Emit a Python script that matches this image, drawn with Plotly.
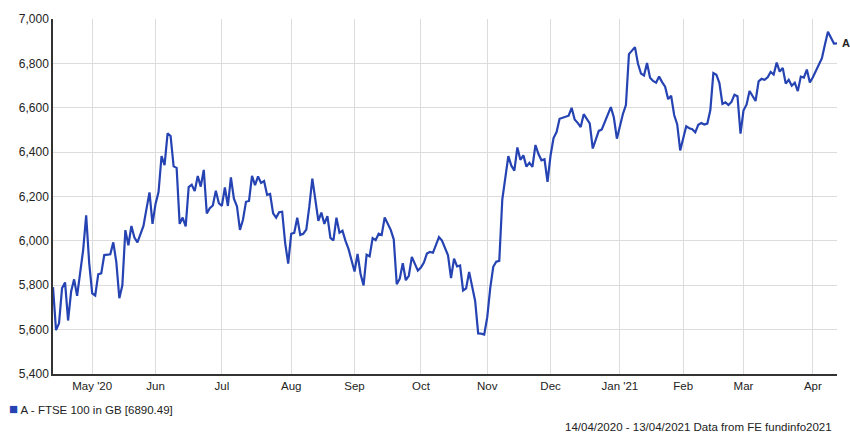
import plotly.graph_objects as go

# ---- data: FTSE 100 daily closes ----
dates = [
    # Apr 2020
    "2020-04-14","2020-04-15","2020-04-16","2020-04-17","2020-04-20","2020-04-21","2020-04-22","2020-04-23","2020-04-24","2020-04-27","2020-04-28","2020-04-29","2020-04-30",
    # May 2020
    "2020-05-01","2020-05-04","2020-05-05","2020-05-06","2020-05-07","2020-05-11","2020-05-12","2020-05-13","2020-05-14","2020-05-15","2020-05-18","2020-05-19","2020-05-20","2020-05-21","2020-05-22","2020-05-26","2020-05-27","2020-05-28","2020-05-29",
    # Jun 2020
    "2020-06-01","2020-06-02","2020-06-03","2020-06-04","2020-06-05","2020-06-08","2020-06-09","2020-06-10","2020-06-11","2020-06-12","2020-06-15","2020-06-16","2020-06-17","2020-06-18","2020-06-19","2020-06-22","2020-06-23","2020-06-24","2020-06-25","2020-06-26","2020-06-29","2020-06-30",
    # Jul 2020
    "2020-07-01","2020-07-02","2020-07-03","2020-07-06","2020-07-07","2020-07-08","2020-07-09","2020-07-10","2020-07-13","2020-07-14","2020-07-15","2020-07-16","2020-07-17","2020-07-20","2020-07-21","2020-07-22","2020-07-23","2020-07-24","2020-07-27","2020-07-28","2020-07-29","2020-07-30","2020-07-31",
    # Aug 2020
    "2020-08-03","2020-08-04","2020-08-05","2020-08-06","2020-08-07","2020-08-10","2020-08-11","2020-08-12","2020-08-13","2020-08-14","2020-08-17","2020-08-18","2020-08-19","2020-08-20","2020-08-21","2020-08-24","2020-08-25","2020-08-26","2020-08-27","2020-08-28",
    # Sep 2020
    "2020-09-01","2020-09-02","2020-09-03","2020-09-04","2020-09-07","2020-09-08","2020-09-09","2020-09-10","2020-09-11","2020-09-14","2020-09-15","2020-09-16","2020-09-17","2020-09-18","2020-09-21","2020-09-22","2020-09-23","2020-09-24","2020-09-25","2020-09-28","2020-09-29","2020-09-30",
    # Oct 2020
    "2020-10-01","2020-10-02","2020-10-05","2020-10-06","2020-10-07","2020-10-08","2020-10-09","2020-10-12","2020-10-13","2020-10-14","2020-10-15","2020-10-16","2020-10-19","2020-10-20","2020-10-21","2020-10-22","2020-10-23","2020-10-26","2020-10-27","2020-10-28","2020-10-29","2020-10-30",
    # Nov 2020
    "2020-11-02","2020-11-03","2020-11-04","2020-11-05","2020-11-06","2020-11-09","2020-11-10","2020-11-11","2020-11-12","2020-11-13","2020-11-16","2020-11-17","2020-11-18","2020-11-19","2020-11-20","2020-11-23","2020-11-24","2020-11-25","2020-11-26","2020-11-27","2020-11-30",
    # Dec 2020
    "2020-12-01","2020-12-02","2020-12-03","2020-12-04","2020-12-07","2020-12-08","2020-12-09","2020-12-10","2020-12-11","2020-12-14","2020-12-15","2020-12-16","2020-12-17","2020-12-18","2020-12-21","2020-12-22","2020-12-23","2020-12-24","2020-12-29","2020-12-30","2020-12-31",
    # Jan 2021
    "2021-01-04","2021-01-05","2021-01-06","2021-01-07","2021-01-08","2021-01-11","2021-01-12","2021-01-13","2021-01-14","2021-01-15","2021-01-18","2021-01-19","2021-01-20","2021-01-21","2021-01-22","2021-01-25","2021-01-26","2021-01-27","2021-01-28","2021-01-29",
    # Feb 2021
    "2021-02-01","2021-02-02","2021-02-03","2021-02-04","2021-02-05","2021-02-08","2021-02-09","2021-02-10","2021-02-11","2021-02-12","2021-02-15","2021-02-16","2021-02-17","2021-02-18","2021-02-19","2021-02-22","2021-02-23","2021-02-24","2021-02-25","2021-02-26",
    # Mar 2021
    "2021-03-01","2021-03-02","2021-03-03","2021-03-04","2021-03-05","2021-03-08","2021-03-09","2021-03-10","2021-03-11","2021-03-12","2021-03-15","2021-03-16","2021-03-17","2021-03-18","2021-03-19","2021-03-22","2021-03-23","2021-03-24","2021-03-25","2021-03-26","2021-03-29","2021-03-30","2021-03-31",
    # Apr 2021
    "2021-04-01","2021-04-06","2021-04-07","2021-04-08","2021-04-09","2021-04-12","2021-04-13",
]

closes = [
    5791.31,5597.65,5628.43,5786.96,5812.83,5641.03,5770.63,5826.61,5752.23,5846.79,5958.50,6115.25,5901.21,
    5763.06,5753.78,5849.42,5853.76,5935.98,5939.73,5993.28,5904.03,5741.54,5799.77,6048.59,5980.08,6067.16,6015.25,5993.30,6067.76,6144.25,6218.79,6076.60,
    6166.42,6220.14,6382.41,6341.44,6484.30,6472.59,6335.72,6329.13,6076.66,6105.18,6064.70,6242.79,6253.25,6224.06,6292.60,6244.56,6320.12,6123.69,6147.14,6159.30,6225.77,6169.74,
    6157.96,6240.36,6157.30,6285.94,6189.90,6156.16,6049.62,6095.41,6176.19,6179.75,6292.65,6250.69,6290.30,6261.52,6269.73,6207.10,6211.44,6123.82,6104.72,6129.26,6131.46,5989.99,5897.76,
    6032.18,6036.04,6104.28,6026.94,6032.20,6050.59,6154.34,6280.12,6185.62,6090.04,6127.44,6076.62,6111.98,6013.34,6001.89,6104.73,6037.01,6045.60,5999.99,5963.57,
    5862.04,5940.95,5850.86,5799.08,5937.40,5930.32,6012.84,6003.32,6032.09,6026.25,6105.54,6078.48,6049.92,6007.05,5804.29,5829.46,5899.26,5822.78,5842.67,5927.93,5898.46,5866.10,
    5879.45,5902.12,5942.94,5949.94,5946.25,5978.03,6016.65,6001.38,5969.71,5934.96,5832.52,5919.58,5884.65,5889.22,5776.50,5785.65,5860.28,5792.01,5728.99,5582.80,5581.75,5577.27,
    5654.97,5786.77,5883.26,5906.18,5910.02,6186.29,6296.85,6382.10,6338.94,6316.39,6421.29,6365.33,6385.24,6334.35,6351.45,6333.84,6432.17,6391.09,6362.93,6367.58,6266.19,
    6384.73,6463.39,6490.27,6550.23,6555.38,6558.82,6564.29,6599.76,6546.75,6531.83,6513.32,6570.91,6550.66,6529.18,6416.32,6453.16,6495.75,6502.11,6602.65,6555.82,6460.52,
    6571.88,6612.25,6841.86,6856.96,6873.26,6798.48,6754.11,6745.52,6801.96,6735.71,6720.65,6712.95,6740.39,6715.42,6695.07,6638.85,6654.01,6567.37,6526.15,6407.46,
    6466.42,6516.65,6507.83,6503.67,6489.33,6523.53,6531.56,6524.36,6528.72,6589.79,6756.11,6748.86,6710.90,6617.15,6624.02,6612.24,6625.94,6659.00,6651.96,6483.43,
    6588.53,6613.75,6675.47,6650.88,6630.52,6719.13,6730.34,6725.60,6736.96,6761.47,6749.70,6803.61,6762.67,6779.68,6708.71,6726.10,6699.19,6712.89,6674.80,6740.59,6736.17,6772.12,6713.63,
    6737.30,6823.55,6885.36,6942.22,6915.75,6889.12,6890.49,
]

month_tick_dates = ["2020-05-01","2020-06-01","2020-07-01","2020-08-03","2020-09-01","2020-10-01",
                    "2020-11-02","2020-12-01","2021-01-01","2021-02-01","2021-03-01","2021-04-01"]
month_tick_labels = ["May '20","Jun","Jul","Aug","Sep","Oct","Nov","Dec","Jan '21","Feb","Mar","Apr"]
y_ticks = [5400, 5600, 5800, 6000, 6200, 6400, 6600, 6800, 7000]

series_label = "A - FTSE 100 in GB [6890.49]"
footer_text = "14/04/2020 - 13/04/2021 Data from FE fundinfo2021"

LINE = "#2543b2"
FONT = "Liberation Sans, Arial, sans-serif"

fig = go.Figure()
fig.add_trace(go.Scatter(
    x=dates, y=closes, mode="lines",
    line=dict(color=LINE, width=2.2), showlegend=False, hoverinfo="skip",
))

fig.update_layout(
    width=850, height=437,
    margin=dict(l=53, r=13, t=13, b=63),
    paper_bgcolor="white", plot_bgcolor="white",
    font=dict(family=FONT, size=12, color="#222222"),
    xaxis=dict(
        range=[dates[0], dates[-1]],
        rangebreaks=[dict(bounds=["sat", "mon"])],
        tickmode="array", tickvals=month_tick_dates, ticktext=month_tick_labels,
        showgrid=True, gridcolor="#dcdcdc", gridwidth=1,
        showline=True, linecolor="#333333", linewidth=1.5,
        ticks="", tickfont=dict(size=11.5, color="#222222"),
        zeroline=False,
    ),
    yaxis=dict(
        range=[5400, 7000],
        tickmode="array", tickvals=y_ticks, tickformat=",",
        showgrid=True, gridcolor="#dcdcdc", gridwidth=1,
        showline=True, linecolor="#333333", linewidth=1.5,
        ticks="", tickfont=dict(size=12, color="#222222"),
        zeroline=False,
    ),
)

# end label "A"
fig.add_annotation(
    x=dates[-1], y=closes[-1], text="<b>A</b>", showarrow=False,
    xanchor="left", yanchor="middle", xshift=3, font=dict(size=11, color="#222222"),
)

# legend entry
fig.add_annotation(
    xref="paper", yref="paper", x=-0.059, y=-0.098,
    xanchor="left", yanchor="middle", showarrow=False,
    text=f"<span style='color:{LINE};font-size:15px'>■</span> {series_label}",
    font=dict(size=11.5, color="#222222"),
)

# footer
fig.add_annotation(
    xref="paper", yref="paper", x=0.996, y=-0.15,
    xanchor="right", yanchor="middle", showarrow=False,
    text=footer_text, font=dict(size=11.5, color="#222222"),
)

fig.write_html(
    "out.html",
    config={"displayModeBar": False},
    post_script="document.body.style.margin='0';document.body.style.overflow='hidden';",
)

Stated goal
Write out an exact copy of the listing, first line through the line containing "import plotly.graph_objects as go", with the pictures left out.

Exercise output
Emit a Python script that matches this image, drawn with Plotly.
import plotly.graph_objects as go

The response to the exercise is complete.